A Folha acompanhou no último fim de semana a terceira
etapa do campeonato, a primeira em Lontras. E, apesar
dos sons, dos sabores e da beleza das meninas, o que marca é
mesmo a tal poeira que entra
nos olhos, que deixa a garganta
seca e as mãos ásperas. Que seria terra, não fossem os carros
que passam a até 160 km/h,
derrapam, ultrapassam, batem
e levantam também o público.
São cinco as categorias, são
três os carros. Os Gols bolinha
abrigam pilotos das classes Novatos, B e A. Há os velhos Opalas. E os F-1 do pedaço são os
Omegas, semelhantes aos usados pela Stock Car até 1999.
Mas os primeiros veículos a
entrar no circuito são outros.
Sábado, 9h. Caminhões-pipa
percorrem a pista. A equação é
delicada: não pode ficar nem
muito seca, a ponto de atrapalhar a aderência, nem muito
molhada, segurando os carros.
O traçado tem 2 km de subidas e descidas. Os guard-rails
são barrancos, árvores, arbustos e cercas de arame farpado.
Atrás da primeira curva, o rio
Itajaí-Açu. "É como Mônaco",
diz Jairo Albuquerque, presidente da Federação de Automobilismo de Santa Catarina.
O primeiro treino começa às
11h. A essa altura, os morros já
estão povoados de barracas.
Em Lontras, muitos estacionam caminhões em lugares
marcados com 15 dias de antecedência. Descarregam freezeres horizontais, caixas de som,
globos de luz, baterias, alternadores. E muita carne e cerveja.
"São dez caixas gelando e
mais quatro no carro", conta
Rafael Erthal, 26, de Blumenau, líder de uma turma intitulada "Os Bacanas" e que esperava 20 amigos. No domingo, a
conta era outra: mais seis caixas tiveram de ser compradas.
Média: 24 garrafas por bacana.
Atrás dos boxes, a situação
não é lá muito diferente. Cada
equipe tem sua área de lazer.
"Aquilo...", diz Reni Grüttner, apontando os carros, "...começou nisto. Na verdade, ainda
gosto muito mais disto", completa, mostrando a churrasqueira da sua equipe, a Careca
Competições, a mais vitoriosa
do Catarinense -15 títulos.
Grüttner é sócio do preparador Edwin Frehner, o Careca.

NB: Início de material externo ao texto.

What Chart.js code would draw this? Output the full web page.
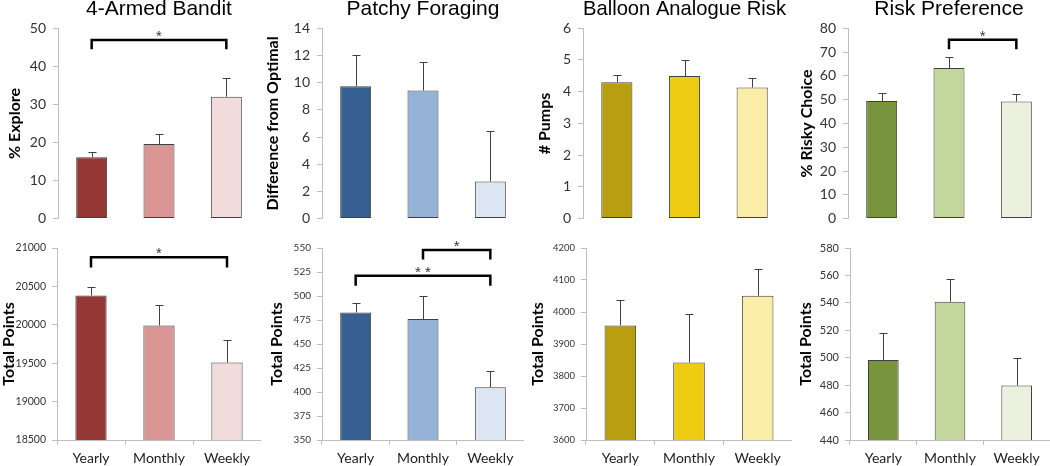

E que, hoje, tira seu sustento da
terra. Para ter um carro ajustado por ele, cada piloto gasta de
R$ 100 mil a R$ 120 mil por
ano. Em Lontras, eram cinco
de Omega e um de Opala.
Entre eles, Mauricio Reuter.
Que, campeão da categoria
principal em 2007 e 2008, consegue bancar 80% dos custos
com patrocinadores. "Quero ir
para a Stock Car, mas é difícil,
precisa ter mais patrocínio."
O sábado termina, e Reuter é
o pole entre os Omegas. A média da melhor volta, 86 km/h.
Terminam as atividades na pista. Continuam, mais intensas,
as festas nos acampamentos.
"É música de todo lado e não
dá pra entender nenhuma", diz
Leidiane Silva, 18, para quem a
corrida é um detalhe. "A gente
vem porque este é um lugar onde dá para fazer o que quiser."
Uma rave motorizada. Enquanto muitos dançam, flertam, beijam e daí por diante,
outros cavam espaço para passar de carros e motos. Não vão
a lugar nenhum, a ideia é circular. Assim segue a madrugada...
Domingo, 10h. Os morros
ainda fervem quando começam
os treinos de aquecimento. A
atração nos boxes é Alceu Feldmann, 35, piloto da Stock, que
começou a carreira na terra.
"O carro aqui só anda de lado. Está sempre no limite de
escapar, ir pro barranco. A pista muda muito a cada volta,
surgem buracos, a terra fica
mexida. É uma baita escola."
Quem aprende concorda. "A
direção tem que ser mais refinada. A freada não é precisa,
tem muito totó. Só de retrovisor, pode vir uma caixa por corrida", diz Walter Schmitz Neto,
28, que corre de Gol há seis.
A largada para a primeira
corrida, enfim, acontece às
11h20. Os novatos batem do começo ao fim. "A gente pede para não atravessarem a pista. A
sua família agradece", pede Juca Bala no microfone quando
um casal corta uma curva caminhando, cerveja nas mãos.
Na categoria Omega, Reuter
vence pela segunda vez no ano.
Atrás do pódio, uma churrasqueira assa enormes chuletas.